# Kicker ZR amps compared to today any good?



## JAX (Jun 2, 2006)

I can say I have owned them 3 or 4 times and never ran them. well I am thinking of running a pair again...a zr240 and zr460.

Only thing is I dont want to go backwards. I am using a d5 300.2 for front and its pretty strong. definitey underated.

I just have always like the zr kickers and these are the SE models with the silver polished fins.


----------



## bigdwiz (Oct 7, 2010)

JAX, I just replied to your PM. I haven't tested any of the Kicker ZR amps, but the guys over at amp-performance.de have. You have to search for them on google then use google translate, unless you can read German. I'll post results for the ZR-240 and ZR-360 as tested by amp-performance.de:

Nominal power measured according to DIN 45500 and 1% distortion at 13.5 V


> *Kicker ZR240*
> 
> 1 x 98 watts into 4 ohms Channel 1
> 2 × 98 watts channel 1 + 2 at 4 ohms at 13.8 V supply voltage
> ...





> *Kicker ZR360*
> 
> 1 x 150 watts into 4 ohms Channel 1
> 2 x 150 watt channel 1 + 2 at 4 ohms
> ...


----------



## JAX (Jun 2, 2006)

thanks for the replies. 

I decided not to get them and keep what I have a little longer and work on my sub. my amps are fine. my sub is not ideal for my xtant.


----------



## bamelanc (Sep 13, 2009)

bigdwiz said:


> JAX, I just replied to your PM. I haven't tested any of the Kicker ZR amps, but the guys over at amp-performance.de have. You have to search for them on google then use google translate, unless you can read German. I'll post results for the ZR-240 and ZR-360 as tested by amp-performance.de:
> 
> Nominal power measured according to DIN 45500 and 1% distortion at 13.5 V


You are one helpful son-of-a-gun!


----------



## bigdwiz (Oct 7, 2010)

bamelanc said:


> You are one helpful son-of-a-gun!


Glad to help out :blush:

<<<<< But you'd never know by my "Rep Power" that any of my posts are useful?


----------



## JAX (Jun 2, 2006)

So nobody answering this post actually ran these amps ?


----------



## Shinju (Jul 11, 2008)

JAX said:


> So nobody answering this post actually ran these amps ?

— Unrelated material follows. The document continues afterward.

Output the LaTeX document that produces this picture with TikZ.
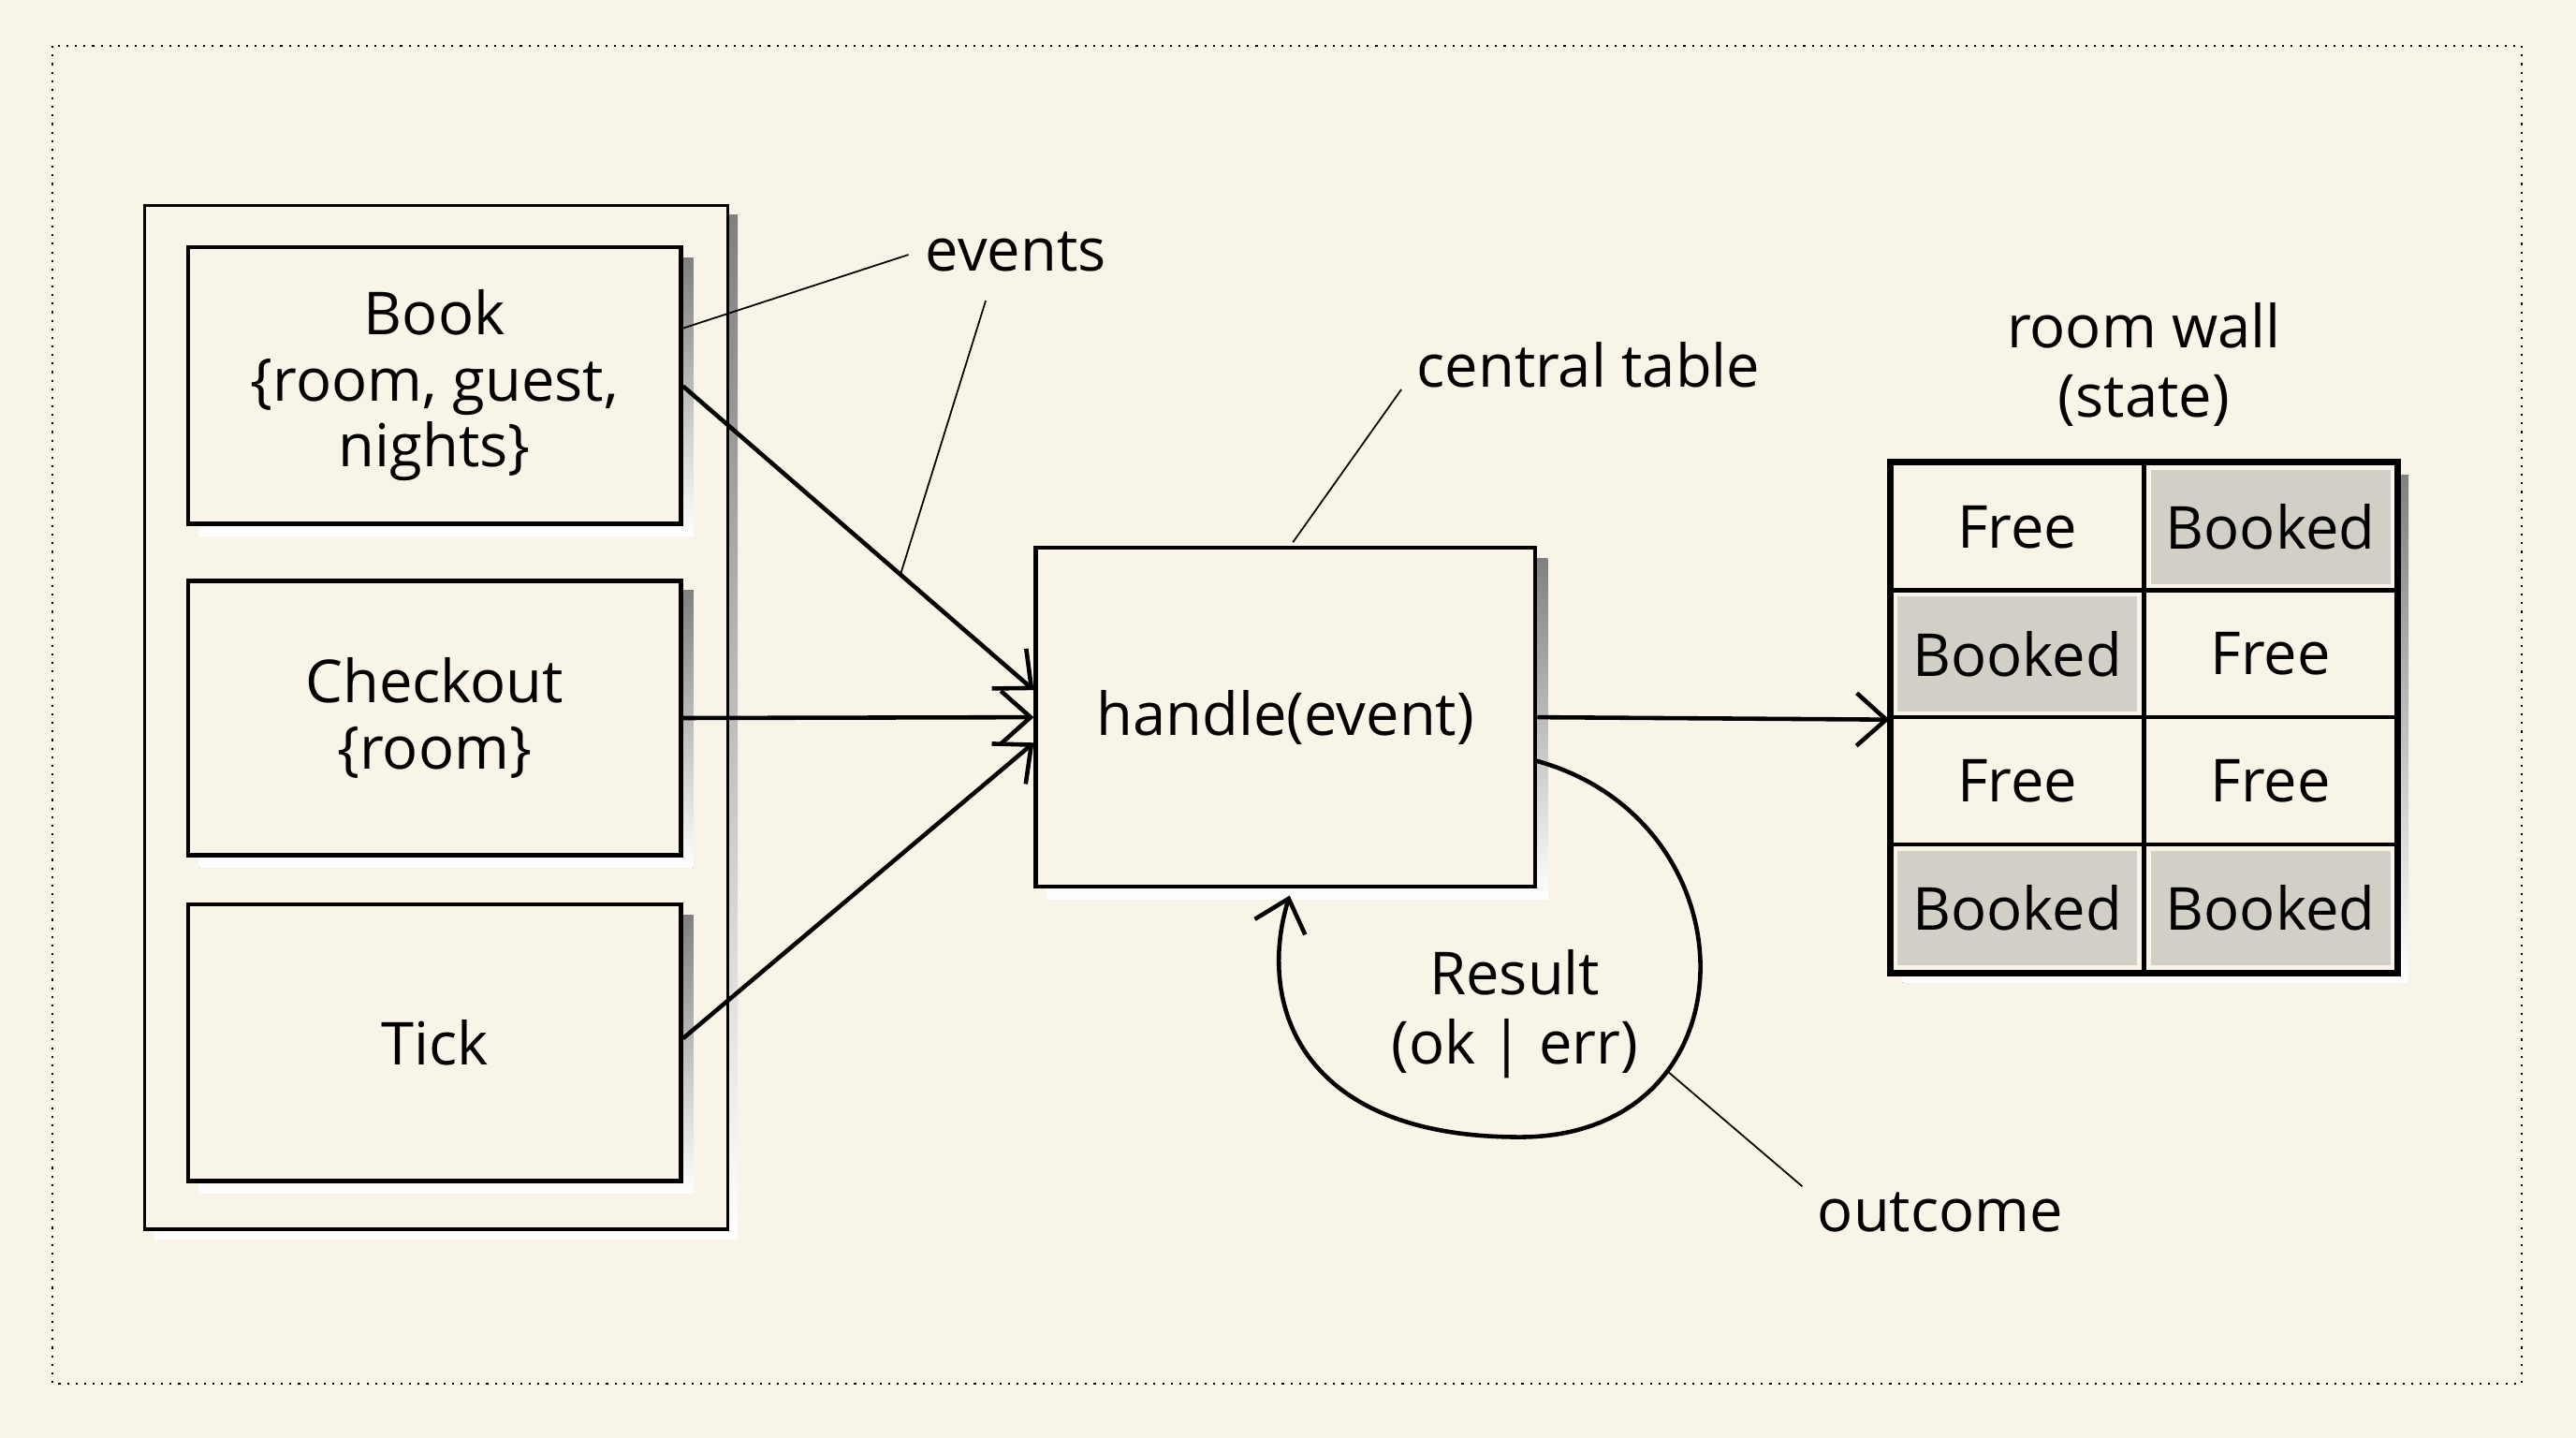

They are nice but I think you can do better, they are freaking CURRENT HOGS for the output they make.

the ZR240 had more current draw then my M100 at full tilt bridged 2ohm.


----------



## [email protected] (Jun 12, 2008)

I used those exclusively over the Rockfords back in the day. Loved them, owned every model, including DX and XS. Gobs of clean power. But like stated above, the need lots of current. If I had a HO alt and a battery bank in every car I have owned, I prob would still be using them.


----------



## mires (Mar 5, 2011)

The ZR240 was one of the first amps I ever owned. I bought it with 2 Comp VR 10's of the same era in a sealed box for 100$  I was too stupid to know it would run 2 ohms bridged and give me a hell of a lot more power. Yet another car audio regret. I let that stuff go with the truck when I sold it. I would love to have it all back today.


----------